WHAT IS REQUIRED: Locate the string "Output" in the records below. Copy every line where it occurs.

MATERIAL FOR THIS EXERCISE:
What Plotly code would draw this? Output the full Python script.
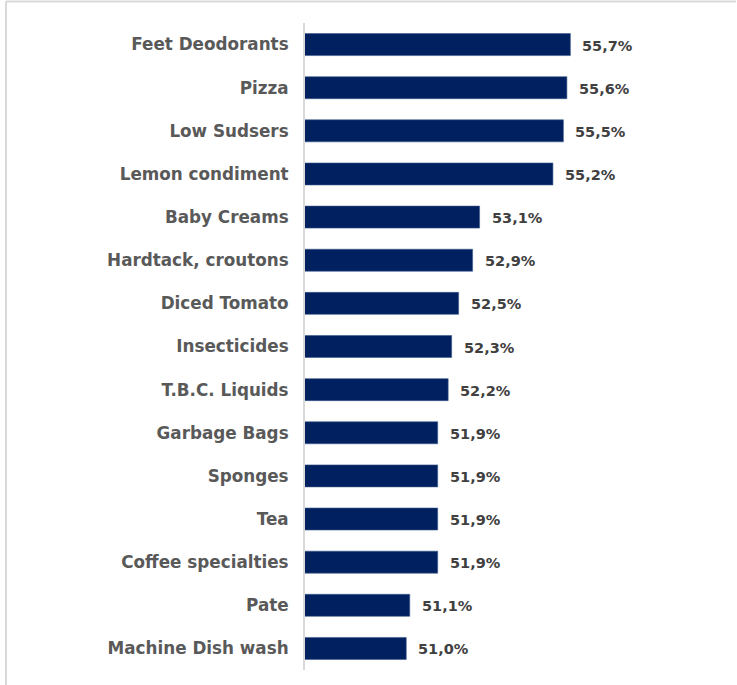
import plotly.graph_objects as go

categories = [
    "Feet Deodorants", "Pizza", "Low Sudsers", "Lemon condiment", "Baby Creams",
    "Hardtack, croutons", "Diced Tomato", "Insecticides", "T.B.C. Liquids",
    "Garbage Bags", "Sponges", "Tea", "Coffee specialties", "Pate",
    "Machine Dish wash",
]
values = [55.7, 55.6, 55.5, 55.2, 53.1, 52.9, 52.5, 52.3, 52.2, 51.9, 51.9, 51.9, 51.9, 51.1, 51.0]

W, H = 737, 685
M = dict(l=305, r=13, t=23, b=15)

fig = go.Figure(
    go.Bar(
        x=values,
        y=categories,
        orientation="h",
        marker=dict(color="#002060", line=dict(color="#3d5a8c", width=0.6)),
        width=0.51,
        hoverinfo="skip",
    )
)

# value labels to the right of each bar, decimal comma
for c, v in zip(categories, values):
    fig.add_annotation(
        x=v, y=c, xref="x", yref="y",
        text=f"{v:.1f}%".replace(".", ","),
        showarrow=False, xanchor="left", xshift=10, yshift=-1,
        font=dict(family="DejaVu Sans", size=14.5, color="#404040", weight="bold"),
    )

# light frame along the top and left edges
pw = W - M["l"] - M["r"]
ph = H - M["t"] - M["b"]
x_left = (6 - M["l"]) / pw
y_top = (H - 1.5 - M["b"]) / ph
fig.add_shape(type="line", xref="paper", yref="paper", x0=x_left, x1=(736 - M["l"]) / pw,
              y0=y_top, y1=y_top, line=dict(color="#d9d9d9", width=2))
fig.add_shape(type="line", xref="paper", yref="paper", x0=x_left, x1=x_left,
              y0=y_top, y1=(0 - M["b"]) / ph, line=dict(color="#d9d9d9", width=2))

fig.update_layout(
    width=W, height=H, margin=M,
    paper_bgcolor="white", plot_bgcolor="white",
    showlegend=False,
    xaxis=dict(range=[48.1, 60.1], visible=False, fixedrange=True),
    yaxis=dict(
        autorange="reversed",
        showline=True, linecolor="#d9d9d9", linewidth=2,
        ticks="", showgrid=False, zeroline=False,
        ticklabelstandoff=11,
        tickfont=dict(family="DejaVu Sans", size=16.8, color="#595959", weight="bold"),
    ),
)

fig.write_html("out.html")
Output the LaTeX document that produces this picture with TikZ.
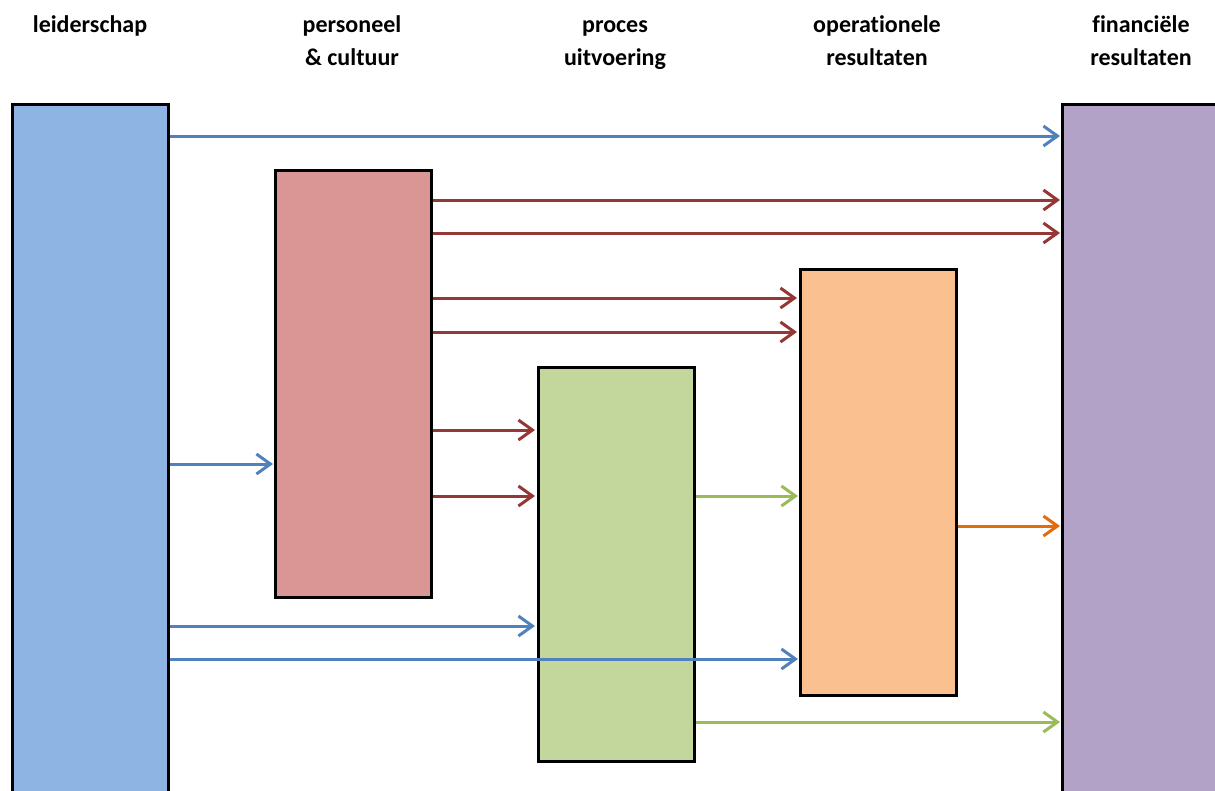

PROBLEM SOLUTION:
What Plotly code would draw this? Output the full Python script.
Output the LaTeX document that produces this picture with TikZ.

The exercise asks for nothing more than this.